## Exercise
Leaving out the pictures, transcribe all of the records faithfully.

☆ ☆ ☆ ☆

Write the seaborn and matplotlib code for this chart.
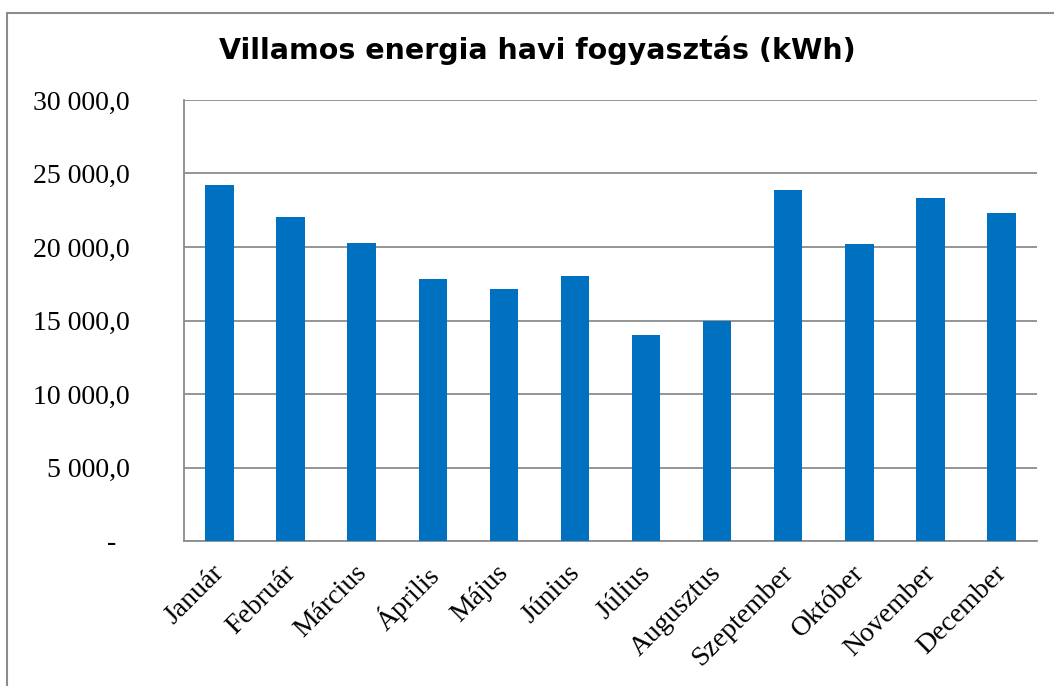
import matplotlib
matplotlib.use("Agg")
import matplotlib.pyplot as plt
import matplotlib.transforms as mtransforms
import seaborn as sns
import pandas as pd
from matplotlib.lines import Line2D

# --- Data ---
months = ['Január', 'Február', 'Március', 'Április', 'Május', 'Június',
          'Július', 'Augusztus', 'Szeptember', 'Október', 'November', 'December']
consumption = [24200, 22050, 20250, 17800, 17150, 18000,
               14000, 14950, 23850, 20200, 23350, 22300]
ytick_values = [0, 5000, 10000, 15000, 20000, 25000, 30000]
ytick_labels = ['-  ', '5 000,0', '10 000,0', '15 000,0', '20 000,0', '25 000,0', '30 000,0']

df = pd.DataFrame({'Month': months, 'kWh': consumption})

# --- Plotting ---
sns.set_style("white")
grid_col = '#8c8c8c'

fig = plt.figure(figsize=(10.54, 6.86), dpi=100)
ax = fig.add_axes([184 / 1054, 1 - 541 / 686, (1037 - 184) / 1054, (541 - 100) / 686])

sns.barplot(data=df, x='Month', y='kWh', color='#0070C0', width=0.4,
            saturation=1, linewidth=0, ax=ax, zorder=3)

ax.set_xlim(-0.5, len(months) - 0.5)
ax.set_ylim(0, 30000)
ax.set_yticks(ytick_values)
ax.set_yticklabels(ytick_labels, family='Liberation Serif', fontsize=20, color='black')
ax.yaxis.grid(True, color=grid_col, linewidth=1.3, zorder=0)
ax.set_axisbelow(True)

# category labels, tick marks between categories
ax.set_xticks(range(len(months)))
ax.set_xticklabels(months, rotation=45, ha='right', rotation_mode='anchor',
                   family='Liberation Serif', fontsize=20, color='black')
ax.set_xticks([i - 0.5 for i in range(len(months) + 1)], minor=True)
ax.tick_params(axis='x', which='major', length=0, pad=14)
ax.tick_params(axis='x', which='minor', length=6, width=1.3, color=grid_col, direction='out')
ax.tick_params(axis='y', length=6, width=1.3, color=grid_col, direction='out', pad=33)

# nudge rotated month labels a little to the left
shift = mtransforms.ScaledTranslation(-0.08, 0, fig.dpi_scale_trans)
for lbl in ax.xaxis.get_majorticklabels():
    lbl.set_transform(lbl.get_transform() + shift)

for side in ['top', 'right']:
    ax.spines[side].set_visible(False)
for side in ['left', 'bottom']:
    ax.spines[side].set_color(grid_col)
    ax.spines[side].set_linewidth(1.3)

ax.set_xlabel('')
ax.set_ylabel('')

fig.text(0.5095, 1 - 50 / 686, 'Villamos energia havi fogyasztás (kWh)',
         ha='center', va='center', fontsize=20.5, fontweight='bold',
         family='DejaVu Sans', color='black')

# outer chart frame (left and top edges visible)
fig.add_artist(Line2D([7 / 1054, 7 / 1054], [0, 1 - 13 / 686], color=grid_col, lw=1.5))
fig.add_artist(Line2D([7 / 1054, 1], [1 - 13 / 686, 1 - 13 / 686], color=grid_col, lw=1.5))

fig.savefig('out.png', dpi=100)
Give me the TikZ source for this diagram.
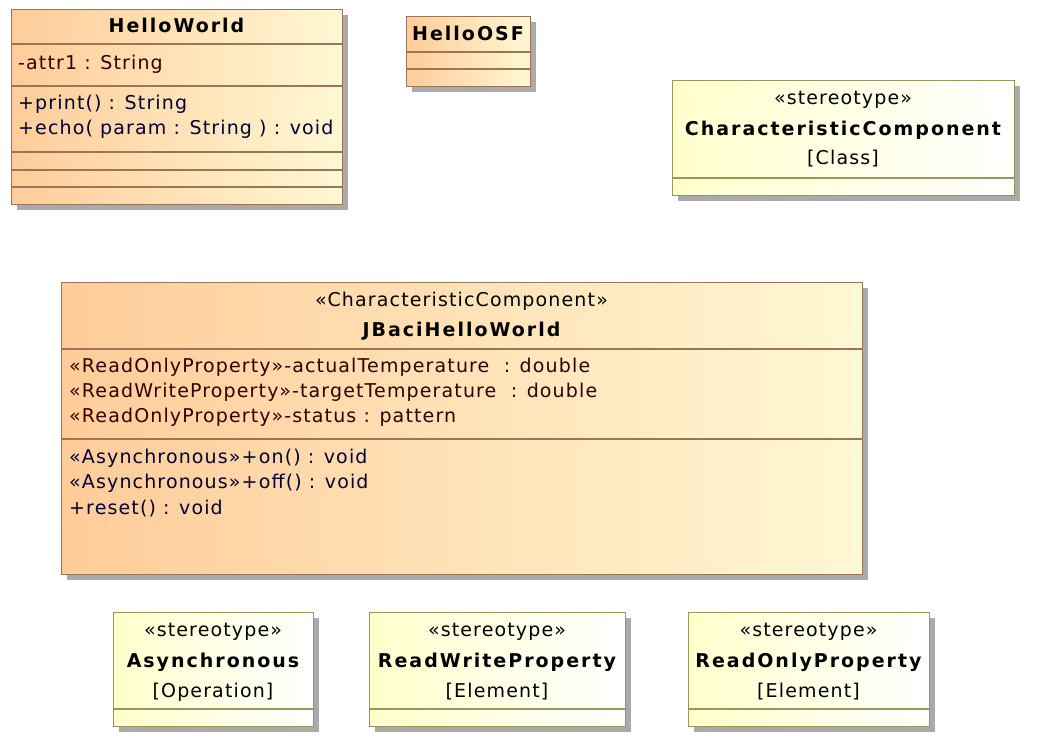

☆ ☆ ☆ ☆

## Complete response
Write the seaborn and matplotlib code for this chart.
import matplotlib
matplotlib.use("Agg")
import matplotlib.pyplot as plt
import matplotlib.transforms as mtransforms
import seaborn as sns
import pandas as pd
from matplotlib.lines import Line2D

# --- Data ---
months = ['Január', 'Február', 'Március', 'Április', 'Május', 'Június',
          'Július', 'Augusztus', 'Szeptember', 'Október', 'November', 'December']
consumption = [24200, 22050, 20250, 17800, 17150, 18000,
               14000, 14950, 23850, 20200, 23350, 22300]
ytick_values = [0, 5000, 10000, 15000, 20000, 25000, 30000]
ytick_labels = ['-  ', '5 000,0', '10 000,0', '15 000,0', '20 000,0', '25 000,0', '30 000,0']

df = pd.DataFrame({'Month': months, 'kWh': consumption})

# --- Plotting ---
sns.set_style("white")
grid_col = '#8c8c8c'

fig = plt.figure(figsize=(10.54, 6.86), dpi=100)
ax = fig.add_axes([184 / 1054, 1 - 541 / 686, (1037 - 184) / 1054, (541 - 100) / 686])

sns.barplot(data=df, x='Month', y='kWh', color='#0070C0', width=0.4,
            saturation=1, linewidth=0, ax=ax, zorder=3)

ax.set_xlim(-0.5, len(months) - 0.5)
ax.set_ylim(0, 30000)
ax.set_yticks(ytick_values)
ax.set_yticklabels(ytick_labels, family='Liberation Serif', fontsize=20, color='black')
ax.yaxis.grid(True, color=grid_col, linewidth=1.3, zorder=0)
ax.set_axisbelow(True)

# category labels, tick marks between categories
ax.set_xticks(range(len(months)))
ax.set_xticklabels(months, rotation=45, ha='right', rotation_mode='anchor',
                   family='Liberation Serif', fontsize=20, color='black')
ax.set_xticks([i - 0.5 for i in range(len(months) + 1)], minor=True)
ax.tick_params(axis='x', which='major', length=0, pad=14)
ax.tick_params(axis='x', which='minor', length=6, width=1.3, color=grid_col, direction='out')
ax.tick_params(axis='y', length=6, width=1.3, color=grid_col, direction='out', pad=33)

# nudge rotated month labels a little to the left
shift = mtransforms.ScaledTranslation(-0.08, 0, fig.dpi_scale_trans)
for lbl in ax.xaxis.get_majorticklabels():
    lbl.set_transform(lbl.get_transform() + shift)

for side in ['top', 'right']:
    ax.spines[side].set_visible(False)
for side in ['left', 'bottom']:
    ax.spines[side].set_color(grid_col)
    ax.spines[side].set_linewidth(1.3)

ax.set_xlabel('')
ax.set_ylabel('')

fig.text(0.5095, 1 - 50 / 686, 'Villamos energia havi fogyasztás (kWh)',
         ha='center', va='center', fontsize=20.5, fontweight='bold',
         family='DejaVu Sans', color='black')

# outer chart frame (left and top edges visible)
fig.add_artist(Line2D([7 / 1054, 7 / 1054], [0, 1 - 13 / 686], color=grid_col, lw=1.5))
fig.add_artist(Line2D([7 / 1054, 1], [1 - 13 / 686, 1 - 13 / 686], color=grid_col, lw=1.5))

fig.savefig('out.png', dpi=100)
Give me the TikZ source for this diagram.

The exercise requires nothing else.